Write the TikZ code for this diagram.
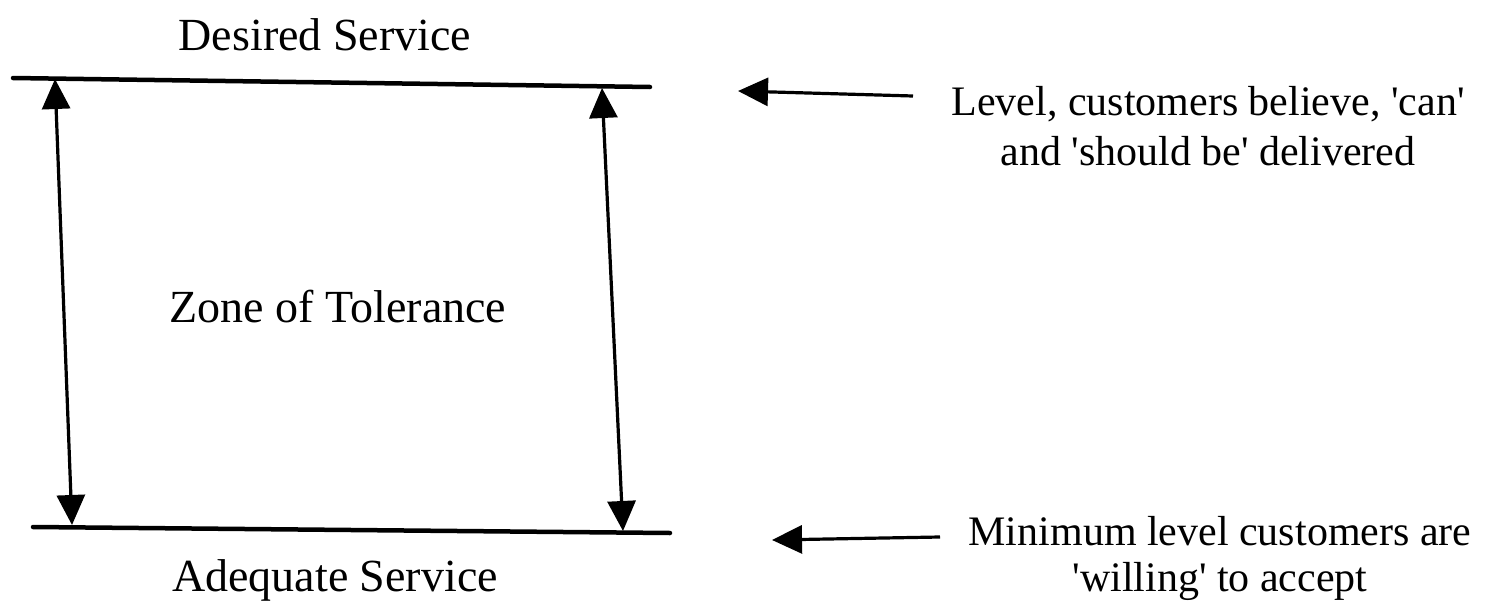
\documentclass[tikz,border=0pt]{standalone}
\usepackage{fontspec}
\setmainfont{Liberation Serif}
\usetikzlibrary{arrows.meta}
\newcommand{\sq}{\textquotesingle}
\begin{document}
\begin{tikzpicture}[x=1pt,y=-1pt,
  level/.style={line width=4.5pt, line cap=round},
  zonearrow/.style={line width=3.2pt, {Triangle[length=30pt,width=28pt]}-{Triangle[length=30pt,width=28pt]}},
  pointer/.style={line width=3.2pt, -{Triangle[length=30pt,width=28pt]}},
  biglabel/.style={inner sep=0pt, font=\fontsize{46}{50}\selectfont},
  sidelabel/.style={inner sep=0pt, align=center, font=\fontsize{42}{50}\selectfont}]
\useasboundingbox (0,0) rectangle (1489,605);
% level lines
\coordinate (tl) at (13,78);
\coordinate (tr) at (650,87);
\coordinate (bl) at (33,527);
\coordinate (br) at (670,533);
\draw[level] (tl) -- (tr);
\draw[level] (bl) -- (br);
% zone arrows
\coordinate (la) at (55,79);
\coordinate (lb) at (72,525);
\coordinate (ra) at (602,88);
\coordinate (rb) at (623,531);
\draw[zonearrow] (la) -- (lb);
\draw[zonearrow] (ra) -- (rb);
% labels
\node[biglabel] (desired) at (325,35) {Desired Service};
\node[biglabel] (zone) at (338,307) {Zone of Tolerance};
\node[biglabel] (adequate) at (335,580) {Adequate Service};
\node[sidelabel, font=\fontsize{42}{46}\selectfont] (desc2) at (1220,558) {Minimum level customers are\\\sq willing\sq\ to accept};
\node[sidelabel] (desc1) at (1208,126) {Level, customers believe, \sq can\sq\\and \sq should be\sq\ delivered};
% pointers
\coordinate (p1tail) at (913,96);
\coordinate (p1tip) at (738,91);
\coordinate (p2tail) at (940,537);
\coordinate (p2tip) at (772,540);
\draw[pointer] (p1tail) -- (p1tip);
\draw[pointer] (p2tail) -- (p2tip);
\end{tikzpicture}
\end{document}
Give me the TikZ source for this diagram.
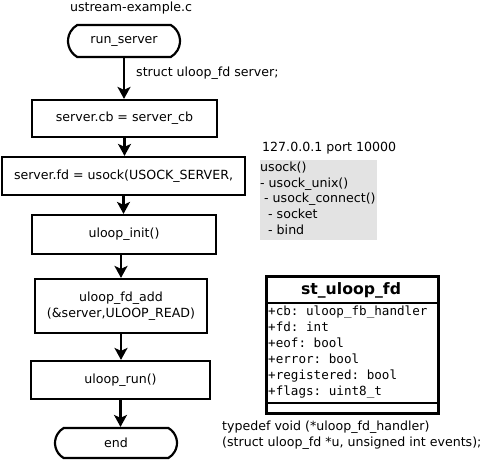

Problem to work on - Give an exact copy of the material, leaving out every picture.

Result of the exercise -
Write the TikZ code for this diagram.
\documentclass[tikz,border=0pt]{standalone}
\usepackage{fontspec}
\setmainfont{Liberation Serif}
\usetikzlibrary{arrows.meta}
\newcommand{\sq}{\textquotesingle}
\begin{document}
\begin{tikzpicture}[x=1pt,y=-1pt,
  level/.style={line width=4.5pt, line cap=round},
  zonearrow/.style={line width=3.2pt, {Triangle[length=30pt,width=28pt]}-{Triangle[length=30pt,width=28pt]}},
  pointer/.style={line width=3.2pt, -{Triangle[length=30pt,width=28pt]}},
  biglabel/.style={inner sep=0pt, font=\fontsize{46}{50}\selectfont},
  sidelabel/.style={inner sep=0pt, align=center, font=\fontsize{42}{50}\selectfont}]
\useasboundingbox (0,0) rectangle (1489,605);
% level lines
\coordinate (tl) at (13,78);
\coordinate (tr) at (650,87);
\coordinate (bl) at (33,527);
\coordinate (br) at (670,533);
\draw[level] (tl) -- (tr);
\draw[level] (bl) -- (br);
% zone arrows
\coordinate (la) at (55,79);
\coordinate (lb) at (72,525);
\coordinate (ra) at (602,88);
\coordinate (rb) at (623,531);
\draw[zonearrow] (la) -- (lb);
\draw[zonearrow] (ra) -- (rb);
% labels
\node[biglabel] (desired) at (325,35) {Desired Service};
\node[biglabel] (zone) at (338,307) {Zone of Tolerance};
\node[biglabel] (adequate) at (335,580) {Adequate Service};
\node[sidelabel, font=\fontsize{42}{46}\selectfont] (desc2) at (1220,558) {Minimum level customers are\\\sq willing\sq\ to accept};
\node[sidelabel] (desc1) at (1208,126) {Level, customers believe, \sq can\sq\\and \sq should be\sq\ delivered};
% pointers
\coordinate (p1tail) at (913,96);
\coordinate (p1tip) at (738,91);
\coordinate (p2tail) at (940,537);
\coordinate (p2tip) at (772,540);
\draw[pointer] (p1tail) -- (p1tip);
\draw[pointer] (p2tail) -- (p2tip);
\end{tikzpicture}
\end{document}
Give me the TikZ source for this diagram.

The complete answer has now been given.